I am working with Javascript for one of the first times and its for a sha-1 hash. I have found code to do this, but one of its dependencies is a method to convert the string to utf-8, however the server I am comparing against utilizes utf-16. I have looked around and all my results keep showing up w/ utf-8. Can anybody at least point me in the right direction? Thanks.
1 Answer
Javascript already uses UTF-16 internally - use charCodeAt() to get the values.
6 Comments
Mike 'Pomax' Kamermans
note: charCodeAt() will not give you the UTF-16 byte codes, it will give you the encoding-less Unicode code point number, so it's not particularly useful unless you also have the codepoint-to-UTF16-bytecode conversion algorithm available.
Christoph
@Mike'Pomax'Kamermans: that's incorrect -
charCodeAt() does return UTF-16 code units - see the linked documentation or the ECMA spec; what you describe is codePointAt(), an ES6 additionMike 'Pomax' Kamermans
I read the ECMA spec fairly frequently, so here's the spec for it: "String.prototype.charCodeAt(pos) -- Returns a Number (a nonnegative integer less than 2^16) representing the code unit value of the character at position pos in the String resulting from converting this object to a String.

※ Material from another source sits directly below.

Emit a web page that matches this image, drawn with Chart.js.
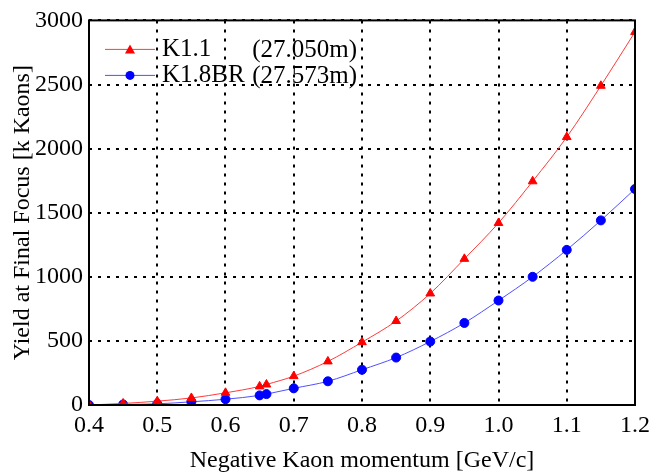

If there is no character at that position, the result is NaN." Code unit refers to the Unicode point, not a specific encoding pattern (Unicode itself is encodingless, it's just a list of glyph-X-has-list-number-...)
Christoph
@Mike'Pomax'Kamermans: there are three levels involved: (1) codepoints (aka unicode characters), which go up tu 0x10FFFF (~21 bits), (2) what the ECMA spec calls code unit values which you get by encoding unicode characters via UTF-16 and where higher codepoints are encoded as surrogate pairs (21 > 16), and (3) the byte level, which is just the decision to encode the 16-bit values in little-endian or big-endian order; ECMAScript5 only gives access to the 2nd level, but that's fine as that's what SwiftStriker00 was looking for
Mike 'Pomax' Kamermans
I was testing with too-low characters. "🀀".charCodeAt() does indeed give the surrogate byte value. Apologies.
|